Saturday, April 12, 2014

The Berlin Wall O' Sound!

I don't like stages much. I've played some great ones, okay, Carnegie Hall, I liked that stage, but for what I do in music I really like having no division between the audience and myself. I understand why things are the way they are with a big PA system and lights, I just don't really enjoy it.

Evolutionary Jass Band had 3 gigs booked at a new venue in Portland Oregon. I was excited to reach out to new territories but also nervous cause we pretty much had our venues down, they understood us and our needs and the fights were already over. Give a sound guy a different set of needs and it's confusing to their regular way of doing things. I've seen the strangest reactions from sound folks. One venue the guy threw a direct box on the floor and yelled "I guess you guys just don't need me" after we said we didn't need the direct box. The best reaction was telling the monitor guys to take the next 45 minutes off and we'll mix ourselves (Jackie O, All tomorrows Parites UCLA 2002). They smiled and said thank you!

So back to our gig at this new venue. I did a research mission to the venue 2 weeks prior to hear a jazz group. It was a big band, a Wednesday night with about 20 people in the audience and the room is a big, bright sounding brick room with nothing damping the sound. They had everything miked including the trumpets and the PA blasting away like a typical rock club. The good ol' cold war. The Berlin Wall 'O Sound! Separation of observer and observed by 10,000 kw of power through massive JBLs. People were holding their ears, for a jazz band.....

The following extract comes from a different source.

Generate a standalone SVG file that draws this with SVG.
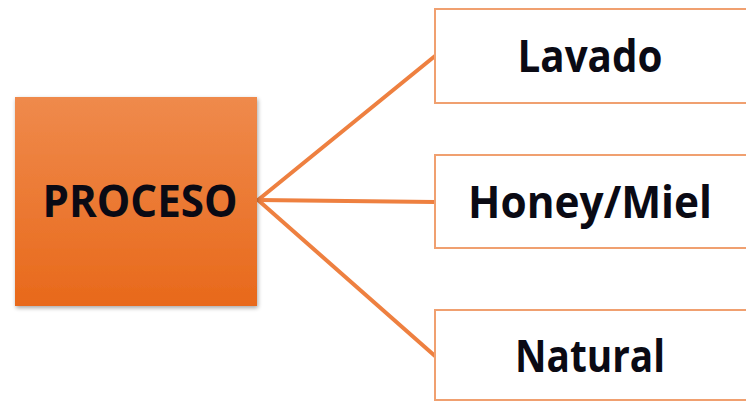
<svg xmlns="http://www.w3.org/2000/svg" width="746" height="403" viewBox="0 0 746 403">
<defs>
<linearGradient id="og" x1="0" y1="0" x2="0" y2="1">
<stop offset="0" stop-color="#EF8A4C"/>
<stop offset="1" stop-color="#E8691B"/>
</linearGradient>
<filter id="sh" x="-10%" y="-10%" width="130%" height="130%">
<feGaussianBlur in="SourceAlpha" stdDeviation="2"/>
<feOffset dx="1" dy="2"/>
<feComponentTransfer><feFuncA type="linear" slope="0.35"/></feComponentTransfer>
<feMerge><feMergeNode/><feMergeNode in="SourceGraphic"/></feMerge>
</filter>
</defs>
<style>
.t{font-family:"Open Sans","Liberation Sans",sans-serif;font-weight:bold;fill:#0a0a14;text-anchor:middle;font-size:45px}
.b{fill:#ffffff;stroke:#F0A070;stroke-width:2}
.c{stroke:#EE8040;stroke-width:4;fill:none;stroke-linecap:round}
</style>
<rect width="746" height="403" fill="#ffffff"/>
<g id="connectors">
<line class="c" x1="258" y1="200" x2="435" y2="56"/>
<line class="c" x1="258" y1="200" x2="435" y2="202"/>
<line class="c" x1="258" y1="200" x2="435" y2="356"/>
</g>
<g id="proceso">
<rect x="15" y="97" width="242" height="209" fill="url(#og)" filter="url(#sh)"/>
<text class="t" x="140" y="217" textLength="195" lengthAdjust="spacingAndGlyphs">PROCESO</text>
</g>
<g id="lavado">
<rect class="b" x="435" y="9" width="320" height="94"/>
<text class="t" x="590" y="72" textLength="145" lengthAdjust="spacingAndGlyphs">Lavado</text>
</g>
<g id="honey">
<rect class="b" x="435" y="155" width="320" height="93"/>
<text class="t" x="590" y="218" textLength="244" lengthAdjust="spacingAndGlyphs">Honey/Miel</text>
</g>
<g id="natural">
<rect class="b" x="435" y="310" width="320" height="90"/>
<text class="t" x="590" y="372" textLength="150" lengthAdjust="spacingAndGlyphs">Natural</text>
</g>
</svg>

I don't make music to hurt people. I make music to help ease this life. I play loud but not that loud.

So we got our email requesting us to specify our microphone needs and telling us to be at the venue by 5pm for a 10:30 pm show so we could sound check.

Fuck that. We drove back from Seattle that day. We figure 8pm was plenty of time. Dis-respectful? Hindsight being 20/20, we owe that club an amends for being so late and they had a right to be pissed. On the other hand our request was simple. 2 overhead mics and a vocal mic and we'll play on the floor. They replied that's not the way it's done.

Ego gets involved. We are the artist. We request an open mind.

We get to the venue and the good ol' cold war heats up again. My man starts putting mics on everything. I let him know this is not acceptable. He lets me know our request are not acceptable and to trust him. I let him know 'listen, our concern is that it'll be too loud. I just saw this big band here 2 weeks ago and my ears were bleeding and you were doing sound that night as well, all due respect, I just don't want that!' Things get tense, voices get raised and somehow we come to a compromise. Yes, I'm a control freak sometimes, but I'm tired of being controlled by people who only seem to be concerned with the importance of their job. Ego vs. ego.

The show went well, the next show went better and by the third show 6 weeks later the sound man approached me and said "I get it. Your band really doesn't need much at all. Thank you."

I didn't feel like I won or anything, I was just glad that someone in this world could open up like that. I get it. It's hard to be vulnerable. It's hard to be honest and open to new ideas, especially when things have been done one way for so many years. And people want to feel useful. That I respect too. It was never my intent to say "oh, we don't need you so go piss off", it was to say, "hey we have different needs, here they are, can we work together?"